I just can’t reach some of them. It seems like we are talking in different languages, as I cannot get some of them to realize the importance of high productivity.

Ability!
If I continue to follow the 80/20 rule that was my initial base for this article, 20 % of my employees that is underachieving won’t be able to evolve to a higher efficiency level. They just do not have the ability? Personally I do not believe in this. I do believe that all have a potential to perform great. But alright I will agree to that some might not be receptive.

How to motivate an employee!
To get the best out of someone can be a real challenge for anybody. All people are individuals. And some need a little tuning and some need a shock. I once increased the efficiency of one employee by almost 100 % just by removing a note book and a pen, as she was writing everything down as a backup. On the other hand I have fired an employee, and to get him motivated to produce at some level his final days, I told him to do his best to have some hope for a good reference. He ended up as a star player, producing among the top three every single day, resulting in me withdrawing the dismissal, and he continues to produce of a high quality still today. These two are the outer edges of the scale. I would like employees that self motivates to high performance, but to get those I must first teach them.

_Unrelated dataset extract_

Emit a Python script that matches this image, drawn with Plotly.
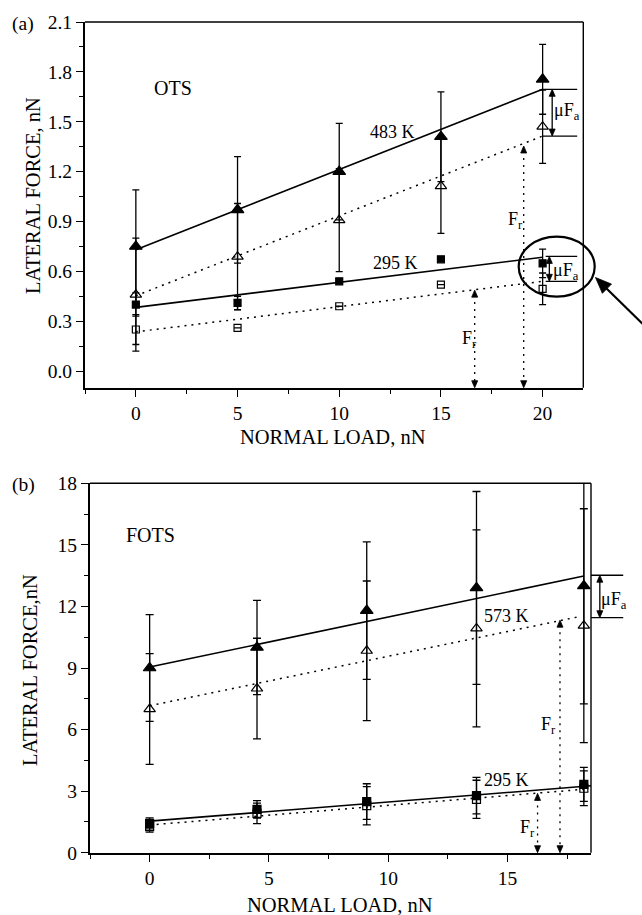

A good coaching tip that works!
On a scale from 1 to 10, how good will you say your own performance is? I use this question a lot. If the employee answers 7, you should follow up by saying, why did you not say 5; forcing the employees to focus on the positive aspect. “Because I arrive early in the morning”, “Because I am a real good salesperson”, “Because I motivate others” – The answer will be positive.

The next question from you should be; what does it take for you to become a nine the next time we talk? The answers would be; “Increase productivity by ten percent”, “Manage to get here on time”, “Be more involved”, “learn more about…” – This would get them to think about their weaknesses and focus on what they want to be better at. Then pick one or two of these comments and write them down on a commitment paper. As a coach you should also get the employee to think about how to achieve whatever improvement that comes out of this session.

Follow up after a couple of weeks to see if there is any progress.

Since time is your tight spot.
Select a few persons at the time, as a good coaching session might be four or five half hour sessions. I once learned that you should focus on the 60 % in the middle, as the top 20 % percent require a lot of time resulting in only a marginal improvement. And the bottom 20 % is time consuming as they should rather be considered for replacement. I do agree about the top 20 %, but my experience with the 20 % at the bottom proves different as I have managed to see great improvement in a lot of persons that could have been fired long time ago. I like to focus on the bottom three, and give them a chance to get of that list. If coaching does not help, replacement might be the next solution. I have a lot of examples where sediments have flourished to become star players.

Adjusting the focus!
There is a long term and a short term way of focusing. The short term may be in conflict with long term. We see it a lot in economy where it might be important to save a buck right now, even if it might prevent you from earning money in the future. What is your long term focus? What is your short term focus? Can you put it down on paper? How can you achieve the long term goals? Would the long term goals override some of the short term goals? The long term should be the king of the hill and all short term goals should be decided with the long term goals in the back of our minds. If the long term is to create high producing employees, a short term goal should be to increase one or two people’s production during the next weeks, even if this would result in a short term lower production level as you’ll need to take them out of production to improve them.

Experimenting with the chemistry set!
Some people just understand each other on the fly; other does not get along at all. Chemistry is important when you want to coach someone to a higher performance. Trust is important and you’ll need to find the right formula. The only thing I know work to a certain degree is to get to know them better. You’ll need to know what they like and dislike, you need to know how they want things to be presented to them. Some like details some like visionary dreamy thoughts. Some are impulsive and some like to plan. And if you find your way, chemistry might improve. You need to be open and nonjudgmental. (Goes for both the coach and the employee.)

Believe in abilities.
To be able you must first believe, and when you believe you will have hope, and then you will try. Suddenly you will succeed. That’s why you must first get your employees to believe in their own possibilities. If they believe that they can be a star player they have the chance to become one. As a coach your task is to help them to take good care of this chance, and guide them. But you need to believe that it is possible, as an employee and as a coach. If either of you lack the faith you’ll end up wasting time. So when selecting whom to coach to higher performance find those open enough to accept that you can guide them to this level. If I would climb Mt. Everest I would need to trust my Sherpa or I would not be able to get to the top.